Use your QMS to make the management review auditable
This is where connected workflow and traceability earn their keep.
- Link actions in the minutes to CAPA records in your eQMS. Auditors want to follow the trail: decision → CAPA → evidence → verification.
- Use the QMS to show reviewability: who approved the minutes, when, and how closure was verified.
- Automate reminders for overdue items (automated CAPAs or CAPA-driven risk assessment workflows reduce follow-up friction).
- Keep the pre-read and supporting evidence in the system as immutable records; the minutes reference them, the evidence is retrievable.
If you still have follow-up by email and spreadsheets, your traceability will break at the first audit question.
Common traps I’ve seen (and how I fixed them)
- Trap: Management review treated as a compliance tick-box.

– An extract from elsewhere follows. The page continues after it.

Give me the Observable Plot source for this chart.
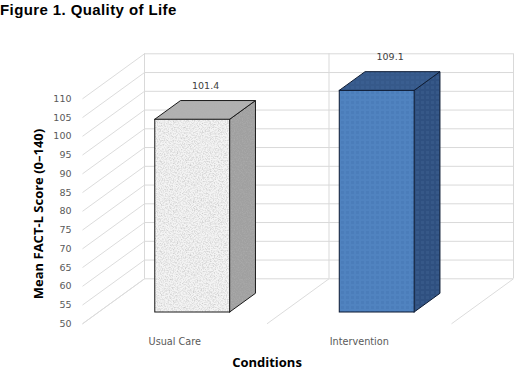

Fix: Make it a board-level input into resource planning — tie CAPAs that need investment to budget requests.
- Trap: Actions without owners or deadlines. Fix: Every output recorded as a CAPA or documented action with a reviewer in the QMS.
- Trap: Slides hiding absence of evidence. Fix: Minutes explicitly list evidence links and CAPA IDs; auditors can click through.
- Trap: Annual-only reviews when the product landscape has changed. Fix: Schedule ad‑hoc reviews after significant events (vigilance spike, major design change).
Final note — culture matters
A meeting is only as good as the actors. Senior management must understand that the purpose of management review is not to reassure the quality function but to be informed and make decisions. If that doesn’t happen, you will find the same issues reappear in audits and PSURs.
How have you altered your management reviews to move from slide theatre to decisions that actually close the loop?